Records with drawing code
══════

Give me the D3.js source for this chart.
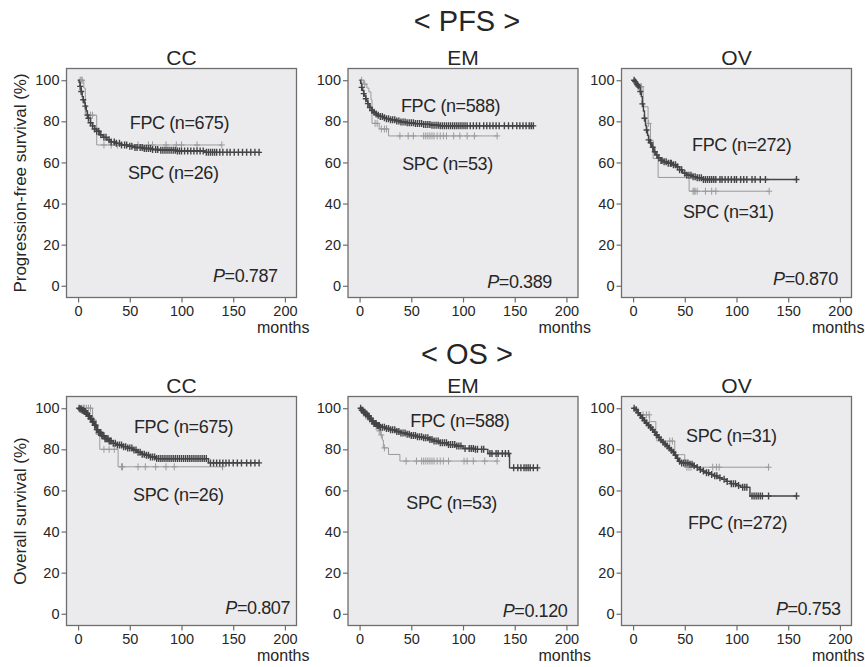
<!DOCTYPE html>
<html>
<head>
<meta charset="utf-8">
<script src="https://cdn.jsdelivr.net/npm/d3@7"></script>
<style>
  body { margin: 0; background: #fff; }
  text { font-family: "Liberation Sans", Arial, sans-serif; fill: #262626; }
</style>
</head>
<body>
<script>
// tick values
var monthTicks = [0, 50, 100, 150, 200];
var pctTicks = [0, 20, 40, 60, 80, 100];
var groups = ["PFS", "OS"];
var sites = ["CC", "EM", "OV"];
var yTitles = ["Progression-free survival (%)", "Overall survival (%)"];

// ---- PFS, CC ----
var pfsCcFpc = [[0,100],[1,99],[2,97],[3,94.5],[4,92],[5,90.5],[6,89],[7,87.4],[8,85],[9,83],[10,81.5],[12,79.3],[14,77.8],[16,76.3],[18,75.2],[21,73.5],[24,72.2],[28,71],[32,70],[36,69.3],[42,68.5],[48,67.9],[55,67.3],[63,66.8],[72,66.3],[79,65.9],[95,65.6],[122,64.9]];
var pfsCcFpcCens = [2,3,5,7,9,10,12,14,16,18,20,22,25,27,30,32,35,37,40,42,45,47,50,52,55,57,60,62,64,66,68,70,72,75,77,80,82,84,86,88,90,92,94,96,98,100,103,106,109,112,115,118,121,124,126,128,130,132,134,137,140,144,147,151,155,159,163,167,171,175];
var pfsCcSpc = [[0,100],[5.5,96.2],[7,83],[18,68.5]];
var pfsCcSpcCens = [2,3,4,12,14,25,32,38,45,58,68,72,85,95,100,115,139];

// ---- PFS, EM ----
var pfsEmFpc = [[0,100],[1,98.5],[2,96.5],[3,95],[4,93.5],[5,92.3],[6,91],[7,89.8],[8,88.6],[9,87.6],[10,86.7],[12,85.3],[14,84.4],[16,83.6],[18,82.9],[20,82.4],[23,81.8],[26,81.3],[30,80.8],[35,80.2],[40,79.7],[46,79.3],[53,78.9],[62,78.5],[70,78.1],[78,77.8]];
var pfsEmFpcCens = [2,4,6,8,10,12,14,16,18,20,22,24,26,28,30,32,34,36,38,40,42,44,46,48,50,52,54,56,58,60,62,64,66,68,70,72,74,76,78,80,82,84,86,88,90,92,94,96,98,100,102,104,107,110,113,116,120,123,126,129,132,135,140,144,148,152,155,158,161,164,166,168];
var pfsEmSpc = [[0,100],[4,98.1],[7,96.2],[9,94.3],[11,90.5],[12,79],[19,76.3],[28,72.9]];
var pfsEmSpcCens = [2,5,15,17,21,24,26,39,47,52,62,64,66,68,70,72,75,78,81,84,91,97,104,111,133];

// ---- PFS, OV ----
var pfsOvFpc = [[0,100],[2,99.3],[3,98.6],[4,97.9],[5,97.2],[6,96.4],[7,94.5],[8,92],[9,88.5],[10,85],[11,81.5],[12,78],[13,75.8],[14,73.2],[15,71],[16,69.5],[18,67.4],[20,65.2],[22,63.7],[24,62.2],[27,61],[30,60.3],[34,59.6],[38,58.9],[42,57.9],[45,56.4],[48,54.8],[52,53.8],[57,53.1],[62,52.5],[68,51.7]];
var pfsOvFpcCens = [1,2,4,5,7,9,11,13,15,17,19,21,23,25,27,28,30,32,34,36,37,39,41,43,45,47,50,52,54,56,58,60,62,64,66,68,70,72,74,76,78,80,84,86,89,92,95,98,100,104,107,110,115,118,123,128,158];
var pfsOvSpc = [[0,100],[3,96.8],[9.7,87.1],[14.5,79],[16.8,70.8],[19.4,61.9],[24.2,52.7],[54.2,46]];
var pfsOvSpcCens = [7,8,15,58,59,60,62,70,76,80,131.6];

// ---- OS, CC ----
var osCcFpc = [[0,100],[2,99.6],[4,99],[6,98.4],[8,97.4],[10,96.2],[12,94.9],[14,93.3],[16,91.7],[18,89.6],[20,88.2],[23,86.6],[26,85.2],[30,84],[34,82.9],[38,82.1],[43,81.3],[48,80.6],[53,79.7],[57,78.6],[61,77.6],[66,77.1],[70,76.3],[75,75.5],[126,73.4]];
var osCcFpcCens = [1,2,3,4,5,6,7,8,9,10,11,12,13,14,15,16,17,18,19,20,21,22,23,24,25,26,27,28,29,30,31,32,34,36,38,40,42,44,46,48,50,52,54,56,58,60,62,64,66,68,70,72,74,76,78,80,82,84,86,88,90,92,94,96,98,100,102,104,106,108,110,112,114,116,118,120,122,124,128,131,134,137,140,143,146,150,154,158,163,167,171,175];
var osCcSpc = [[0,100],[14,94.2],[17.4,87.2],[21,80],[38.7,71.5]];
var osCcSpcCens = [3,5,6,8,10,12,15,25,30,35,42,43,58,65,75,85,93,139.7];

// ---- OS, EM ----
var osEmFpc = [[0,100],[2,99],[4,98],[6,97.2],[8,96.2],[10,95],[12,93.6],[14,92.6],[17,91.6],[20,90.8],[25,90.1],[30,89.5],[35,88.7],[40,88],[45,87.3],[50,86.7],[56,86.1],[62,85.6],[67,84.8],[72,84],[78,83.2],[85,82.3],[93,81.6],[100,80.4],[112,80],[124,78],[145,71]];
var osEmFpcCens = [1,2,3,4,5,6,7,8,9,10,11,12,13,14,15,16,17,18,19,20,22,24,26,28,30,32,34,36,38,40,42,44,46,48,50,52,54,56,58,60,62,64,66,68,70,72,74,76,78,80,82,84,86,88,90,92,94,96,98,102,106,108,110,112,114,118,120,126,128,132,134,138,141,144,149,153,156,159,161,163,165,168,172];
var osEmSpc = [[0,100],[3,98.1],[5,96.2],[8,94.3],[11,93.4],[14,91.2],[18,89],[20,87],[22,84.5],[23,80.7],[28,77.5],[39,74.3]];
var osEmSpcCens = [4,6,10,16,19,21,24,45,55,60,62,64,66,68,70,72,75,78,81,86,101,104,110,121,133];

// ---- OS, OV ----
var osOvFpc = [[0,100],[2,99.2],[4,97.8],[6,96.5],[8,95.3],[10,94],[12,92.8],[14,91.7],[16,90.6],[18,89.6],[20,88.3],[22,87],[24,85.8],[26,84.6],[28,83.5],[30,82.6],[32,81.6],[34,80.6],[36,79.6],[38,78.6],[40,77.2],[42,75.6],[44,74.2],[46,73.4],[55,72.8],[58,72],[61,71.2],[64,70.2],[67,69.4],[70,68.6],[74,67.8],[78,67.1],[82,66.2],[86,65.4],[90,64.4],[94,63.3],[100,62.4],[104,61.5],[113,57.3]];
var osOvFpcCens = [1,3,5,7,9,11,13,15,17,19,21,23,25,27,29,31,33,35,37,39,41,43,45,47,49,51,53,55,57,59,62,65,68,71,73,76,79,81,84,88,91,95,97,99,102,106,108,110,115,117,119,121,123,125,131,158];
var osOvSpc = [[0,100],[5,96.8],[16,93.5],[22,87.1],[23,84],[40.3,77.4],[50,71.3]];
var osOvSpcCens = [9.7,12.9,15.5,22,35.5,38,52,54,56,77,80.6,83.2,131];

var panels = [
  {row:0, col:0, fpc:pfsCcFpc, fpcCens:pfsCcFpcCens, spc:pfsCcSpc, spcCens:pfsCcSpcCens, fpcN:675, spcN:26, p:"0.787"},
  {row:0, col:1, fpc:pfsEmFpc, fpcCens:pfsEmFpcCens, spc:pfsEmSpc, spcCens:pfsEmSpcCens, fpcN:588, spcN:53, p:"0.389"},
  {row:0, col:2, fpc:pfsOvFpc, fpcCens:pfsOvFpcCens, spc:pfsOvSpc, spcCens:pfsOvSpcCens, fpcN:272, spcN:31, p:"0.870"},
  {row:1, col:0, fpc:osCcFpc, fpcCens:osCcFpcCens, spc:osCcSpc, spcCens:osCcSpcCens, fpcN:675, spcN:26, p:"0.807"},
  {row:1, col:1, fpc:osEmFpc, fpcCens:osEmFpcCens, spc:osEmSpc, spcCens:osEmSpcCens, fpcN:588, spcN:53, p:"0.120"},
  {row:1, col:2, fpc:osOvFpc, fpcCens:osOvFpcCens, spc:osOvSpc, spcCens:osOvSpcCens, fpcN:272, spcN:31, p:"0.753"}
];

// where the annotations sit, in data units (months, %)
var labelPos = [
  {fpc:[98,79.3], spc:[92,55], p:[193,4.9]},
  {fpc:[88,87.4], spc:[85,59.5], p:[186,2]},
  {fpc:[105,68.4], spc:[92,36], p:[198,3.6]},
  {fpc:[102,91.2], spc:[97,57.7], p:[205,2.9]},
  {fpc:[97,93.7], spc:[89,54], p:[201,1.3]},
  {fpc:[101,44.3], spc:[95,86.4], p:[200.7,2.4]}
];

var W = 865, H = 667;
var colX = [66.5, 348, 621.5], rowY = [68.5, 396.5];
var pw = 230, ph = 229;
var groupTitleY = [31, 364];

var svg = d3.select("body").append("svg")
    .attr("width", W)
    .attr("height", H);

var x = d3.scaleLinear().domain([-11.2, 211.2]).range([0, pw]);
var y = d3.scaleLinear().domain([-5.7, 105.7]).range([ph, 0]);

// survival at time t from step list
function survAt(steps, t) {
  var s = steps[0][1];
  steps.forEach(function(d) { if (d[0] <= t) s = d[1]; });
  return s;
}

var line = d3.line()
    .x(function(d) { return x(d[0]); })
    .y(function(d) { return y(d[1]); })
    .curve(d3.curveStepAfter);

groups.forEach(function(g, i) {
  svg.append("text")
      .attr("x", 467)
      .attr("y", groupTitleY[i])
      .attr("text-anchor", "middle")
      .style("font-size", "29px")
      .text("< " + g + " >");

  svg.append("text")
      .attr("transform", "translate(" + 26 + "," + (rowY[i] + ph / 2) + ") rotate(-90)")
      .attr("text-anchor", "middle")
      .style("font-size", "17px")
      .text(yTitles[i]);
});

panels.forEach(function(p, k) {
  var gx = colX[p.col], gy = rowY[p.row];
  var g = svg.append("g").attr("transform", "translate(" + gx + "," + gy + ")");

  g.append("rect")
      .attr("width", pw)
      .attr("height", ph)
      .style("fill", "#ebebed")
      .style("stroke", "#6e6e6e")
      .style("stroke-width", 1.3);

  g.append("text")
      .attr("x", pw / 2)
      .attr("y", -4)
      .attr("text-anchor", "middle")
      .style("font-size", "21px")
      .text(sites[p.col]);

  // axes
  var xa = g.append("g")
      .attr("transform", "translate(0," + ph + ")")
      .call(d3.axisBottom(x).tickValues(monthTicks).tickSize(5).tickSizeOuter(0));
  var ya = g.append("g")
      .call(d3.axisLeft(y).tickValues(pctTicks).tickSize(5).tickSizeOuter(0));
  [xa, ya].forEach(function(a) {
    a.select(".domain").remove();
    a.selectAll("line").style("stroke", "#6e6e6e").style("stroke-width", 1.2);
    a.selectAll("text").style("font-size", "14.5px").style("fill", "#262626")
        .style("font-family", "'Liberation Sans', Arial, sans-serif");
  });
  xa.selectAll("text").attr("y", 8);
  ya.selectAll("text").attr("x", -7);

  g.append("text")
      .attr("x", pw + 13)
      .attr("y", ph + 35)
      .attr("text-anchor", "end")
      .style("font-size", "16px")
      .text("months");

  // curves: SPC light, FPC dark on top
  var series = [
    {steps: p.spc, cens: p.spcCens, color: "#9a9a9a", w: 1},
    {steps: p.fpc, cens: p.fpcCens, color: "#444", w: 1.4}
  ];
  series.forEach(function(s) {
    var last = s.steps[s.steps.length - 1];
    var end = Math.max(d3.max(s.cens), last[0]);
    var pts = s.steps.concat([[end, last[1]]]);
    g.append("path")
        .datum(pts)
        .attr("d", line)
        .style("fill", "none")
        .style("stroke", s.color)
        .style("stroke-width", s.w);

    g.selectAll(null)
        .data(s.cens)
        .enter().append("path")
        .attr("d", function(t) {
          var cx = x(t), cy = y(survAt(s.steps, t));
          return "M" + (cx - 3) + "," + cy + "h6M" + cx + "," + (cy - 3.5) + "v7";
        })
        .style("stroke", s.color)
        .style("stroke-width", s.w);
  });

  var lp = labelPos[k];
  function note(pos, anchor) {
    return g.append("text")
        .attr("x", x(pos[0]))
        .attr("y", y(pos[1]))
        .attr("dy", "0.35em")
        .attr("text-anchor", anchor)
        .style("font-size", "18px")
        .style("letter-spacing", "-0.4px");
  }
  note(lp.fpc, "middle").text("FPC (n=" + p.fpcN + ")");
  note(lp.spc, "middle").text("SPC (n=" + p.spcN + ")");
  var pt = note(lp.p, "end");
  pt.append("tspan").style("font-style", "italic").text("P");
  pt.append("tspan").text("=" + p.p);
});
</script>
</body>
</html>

══════

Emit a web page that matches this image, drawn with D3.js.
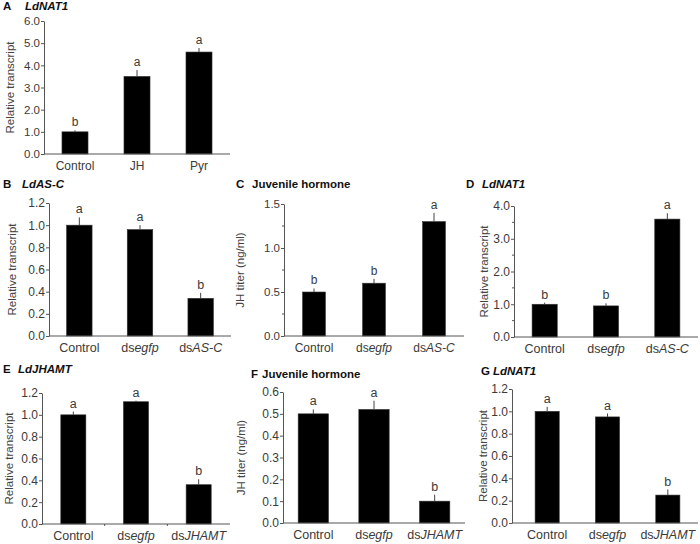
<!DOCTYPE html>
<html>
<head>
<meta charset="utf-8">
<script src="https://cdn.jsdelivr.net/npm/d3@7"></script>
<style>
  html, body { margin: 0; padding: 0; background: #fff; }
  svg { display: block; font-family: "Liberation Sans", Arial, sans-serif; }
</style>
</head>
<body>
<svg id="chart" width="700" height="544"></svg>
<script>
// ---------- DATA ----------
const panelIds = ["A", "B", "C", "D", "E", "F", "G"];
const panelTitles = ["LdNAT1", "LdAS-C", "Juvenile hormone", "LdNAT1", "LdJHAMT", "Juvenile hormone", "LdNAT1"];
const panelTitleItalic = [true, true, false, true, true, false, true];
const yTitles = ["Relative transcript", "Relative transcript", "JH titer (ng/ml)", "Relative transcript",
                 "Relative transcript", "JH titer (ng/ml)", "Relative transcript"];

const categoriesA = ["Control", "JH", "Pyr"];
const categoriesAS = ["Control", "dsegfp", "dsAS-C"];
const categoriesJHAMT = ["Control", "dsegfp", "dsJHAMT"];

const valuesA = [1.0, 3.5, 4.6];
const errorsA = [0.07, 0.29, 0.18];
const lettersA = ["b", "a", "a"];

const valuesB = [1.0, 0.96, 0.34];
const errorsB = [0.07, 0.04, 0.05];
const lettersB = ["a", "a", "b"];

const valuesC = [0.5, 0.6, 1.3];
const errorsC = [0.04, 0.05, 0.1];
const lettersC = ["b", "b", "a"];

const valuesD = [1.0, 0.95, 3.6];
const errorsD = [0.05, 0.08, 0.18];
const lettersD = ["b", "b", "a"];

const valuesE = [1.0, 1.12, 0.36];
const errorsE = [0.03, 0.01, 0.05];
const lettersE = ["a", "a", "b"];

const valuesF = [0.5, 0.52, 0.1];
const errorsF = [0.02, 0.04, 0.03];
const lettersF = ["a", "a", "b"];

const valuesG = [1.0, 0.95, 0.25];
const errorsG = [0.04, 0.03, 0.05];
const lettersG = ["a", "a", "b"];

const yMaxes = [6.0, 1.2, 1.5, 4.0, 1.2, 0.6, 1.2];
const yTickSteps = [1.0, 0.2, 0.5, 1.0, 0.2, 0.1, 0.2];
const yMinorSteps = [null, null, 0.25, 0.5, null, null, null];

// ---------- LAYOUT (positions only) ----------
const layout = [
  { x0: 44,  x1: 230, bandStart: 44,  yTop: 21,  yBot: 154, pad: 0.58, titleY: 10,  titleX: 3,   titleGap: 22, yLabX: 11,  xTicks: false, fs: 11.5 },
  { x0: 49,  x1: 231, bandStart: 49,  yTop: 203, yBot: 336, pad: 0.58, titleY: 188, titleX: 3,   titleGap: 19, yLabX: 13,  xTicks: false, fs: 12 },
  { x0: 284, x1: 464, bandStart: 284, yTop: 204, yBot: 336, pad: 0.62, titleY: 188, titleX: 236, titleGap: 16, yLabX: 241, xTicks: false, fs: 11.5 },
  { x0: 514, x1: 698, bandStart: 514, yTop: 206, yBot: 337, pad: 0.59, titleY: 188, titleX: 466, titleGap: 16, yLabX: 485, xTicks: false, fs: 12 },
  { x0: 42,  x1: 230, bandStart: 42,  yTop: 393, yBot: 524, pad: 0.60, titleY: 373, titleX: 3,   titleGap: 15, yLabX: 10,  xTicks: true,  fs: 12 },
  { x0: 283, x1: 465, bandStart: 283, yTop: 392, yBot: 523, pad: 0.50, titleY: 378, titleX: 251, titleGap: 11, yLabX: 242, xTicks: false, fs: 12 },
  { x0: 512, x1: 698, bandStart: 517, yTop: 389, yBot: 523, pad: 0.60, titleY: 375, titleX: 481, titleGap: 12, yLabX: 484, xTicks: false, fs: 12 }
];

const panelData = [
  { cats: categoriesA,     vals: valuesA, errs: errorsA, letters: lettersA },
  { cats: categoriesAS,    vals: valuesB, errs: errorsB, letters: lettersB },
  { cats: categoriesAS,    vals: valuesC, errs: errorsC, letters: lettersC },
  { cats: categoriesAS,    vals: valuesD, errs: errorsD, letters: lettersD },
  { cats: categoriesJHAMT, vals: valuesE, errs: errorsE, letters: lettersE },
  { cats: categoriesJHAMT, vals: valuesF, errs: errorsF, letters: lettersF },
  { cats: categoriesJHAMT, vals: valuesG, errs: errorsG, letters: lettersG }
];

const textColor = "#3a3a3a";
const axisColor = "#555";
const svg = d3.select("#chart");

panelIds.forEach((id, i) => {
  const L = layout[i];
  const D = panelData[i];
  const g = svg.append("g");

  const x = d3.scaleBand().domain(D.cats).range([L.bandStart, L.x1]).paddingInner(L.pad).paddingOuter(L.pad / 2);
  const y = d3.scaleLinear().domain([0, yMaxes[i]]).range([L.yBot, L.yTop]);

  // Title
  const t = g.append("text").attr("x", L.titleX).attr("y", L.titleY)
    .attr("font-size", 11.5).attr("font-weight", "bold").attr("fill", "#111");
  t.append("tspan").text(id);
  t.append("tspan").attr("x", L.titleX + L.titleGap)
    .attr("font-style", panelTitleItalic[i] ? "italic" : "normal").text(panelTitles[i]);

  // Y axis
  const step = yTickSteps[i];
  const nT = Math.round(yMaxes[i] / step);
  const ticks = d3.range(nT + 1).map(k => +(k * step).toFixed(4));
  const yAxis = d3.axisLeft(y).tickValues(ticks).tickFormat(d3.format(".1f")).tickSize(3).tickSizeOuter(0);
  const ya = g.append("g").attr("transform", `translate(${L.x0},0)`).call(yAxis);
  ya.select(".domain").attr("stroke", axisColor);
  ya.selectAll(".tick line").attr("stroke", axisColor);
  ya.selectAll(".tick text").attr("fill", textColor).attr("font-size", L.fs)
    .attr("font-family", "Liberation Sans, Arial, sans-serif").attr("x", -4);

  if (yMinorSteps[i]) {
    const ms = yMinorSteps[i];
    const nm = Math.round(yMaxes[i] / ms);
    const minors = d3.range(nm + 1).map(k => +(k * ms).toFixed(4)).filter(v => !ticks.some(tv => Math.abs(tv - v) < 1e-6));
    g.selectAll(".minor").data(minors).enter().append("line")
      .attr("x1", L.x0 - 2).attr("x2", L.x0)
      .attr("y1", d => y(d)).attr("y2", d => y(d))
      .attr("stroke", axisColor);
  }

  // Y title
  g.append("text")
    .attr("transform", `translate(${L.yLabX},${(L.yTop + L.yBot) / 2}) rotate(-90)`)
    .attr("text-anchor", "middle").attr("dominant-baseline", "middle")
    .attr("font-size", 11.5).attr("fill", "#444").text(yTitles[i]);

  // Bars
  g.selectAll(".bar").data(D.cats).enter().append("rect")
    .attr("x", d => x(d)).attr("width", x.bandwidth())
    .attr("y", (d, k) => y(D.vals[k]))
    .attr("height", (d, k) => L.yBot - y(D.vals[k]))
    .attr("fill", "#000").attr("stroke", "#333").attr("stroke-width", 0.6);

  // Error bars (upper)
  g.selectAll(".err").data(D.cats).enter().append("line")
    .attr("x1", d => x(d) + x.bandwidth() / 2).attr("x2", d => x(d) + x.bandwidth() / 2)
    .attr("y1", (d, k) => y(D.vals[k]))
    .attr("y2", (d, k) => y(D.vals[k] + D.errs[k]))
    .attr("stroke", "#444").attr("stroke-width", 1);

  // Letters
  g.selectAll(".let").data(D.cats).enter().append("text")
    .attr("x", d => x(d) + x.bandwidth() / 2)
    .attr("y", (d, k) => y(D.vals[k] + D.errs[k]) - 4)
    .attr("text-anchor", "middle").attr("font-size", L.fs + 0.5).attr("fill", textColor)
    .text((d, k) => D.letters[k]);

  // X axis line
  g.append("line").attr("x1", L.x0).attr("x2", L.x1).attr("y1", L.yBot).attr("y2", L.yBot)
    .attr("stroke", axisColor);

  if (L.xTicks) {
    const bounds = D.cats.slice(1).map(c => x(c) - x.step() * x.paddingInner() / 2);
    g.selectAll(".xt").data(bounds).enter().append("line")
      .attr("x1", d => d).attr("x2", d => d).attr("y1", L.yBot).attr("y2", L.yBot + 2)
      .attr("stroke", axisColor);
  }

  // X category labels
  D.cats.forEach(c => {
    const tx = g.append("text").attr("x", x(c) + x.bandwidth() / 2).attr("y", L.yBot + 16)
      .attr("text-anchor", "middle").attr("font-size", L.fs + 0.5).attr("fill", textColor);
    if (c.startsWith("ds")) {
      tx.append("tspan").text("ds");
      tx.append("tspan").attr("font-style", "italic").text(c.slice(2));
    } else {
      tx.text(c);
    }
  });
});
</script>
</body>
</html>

══════

_WHAT TO DO_. Start at the line with "Emit a web page", stop at the line with "const yMinorSteps = [null, null, 0.25, 0.5, null, null, null];", both lines included, and repeat that span exactly without its pictures.

_SOLUTION BELOW_.
Emit a web page that matches this image, drawn with D3.js.
<!DOCTYPE html>
<html>
<head>
<meta charset="utf-8">
<script src="https://cdn.jsdelivr.net/npm/d3@7"></script>
<style>
  html, body { margin: 0; padding: 0; background: #fff; }
  svg { display: block; font-family: "Liberation Sans", Arial, sans-serif; }
</style>
</head>
<body>
<svg id="chart" width="700" height="544"></svg>
<script>
// ---------- DATA ----------
const panelIds = ["A", "B", "C", "D", "E", "F", "G"];
const panelTitles = ["LdNAT1", "LdAS-C", "Juvenile hormone", "LdNAT1", "LdJHAMT", "Juvenile hormone", "LdNAT1"];
const panelTitleItalic = [true, true, false, true, true, false, true];
const yTitles = ["Relative transcript", "Relative transcript", "JH titer (ng/ml)", "Relative transcript",
                 "Relative transcript", "JH titer (ng/ml)", "Relative transcript"];

const categoriesA = ["Control", "JH", "Pyr"];
const categoriesAS = ["Control", "dsegfp", "dsAS-C"];
const categoriesJHAMT = ["Control", "dsegfp", "dsJHAMT"];

const valuesA = [1.0, 3.5, 4.6];
const errorsA = [0.07, 0.29, 0.18];
const lettersA = ["b", "a", "a"];

const valuesB = [1.0, 0.96, 0.34];
const errorsB = [0.07, 0.04, 0.05];
const lettersB = ["a", "a", "b"];

const valuesC = [0.5, 0.6, 1.3];
const errorsC = [0.04, 0.05, 0.1];
const lettersC = ["b", "b", "a"];

const valuesD = [1.0, 0.95, 3.6];
const errorsD = [0.05, 0.08, 0.18];
const lettersD = ["b", "b", "a"];

const valuesE = [1.0, 1.12, 0.36];
const errorsE = [0.03, 0.01, 0.05];
const lettersE = ["a", "a", "b"];

const valuesF = [0.5, 0.52, 0.1];
const errorsF = [0.02, 0.04, 0.03];
const lettersF = ["a", "a", "b"];

const valuesG = [1.0, 0.95, 0.25];
const errorsG = [0.04, 0.03, 0.05];
const lettersG = ["a", "a", "b"];

const yMaxes = [6.0, 1.2, 1.5, 4.0, 1.2, 0.6, 1.2];
const yTickSteps = [1.0, 0.2, 0.5, 1.0, 0.2, 0.1, 0.2];
const yMinorSteps = [null, null, 0.25, 0.5, null, null, null];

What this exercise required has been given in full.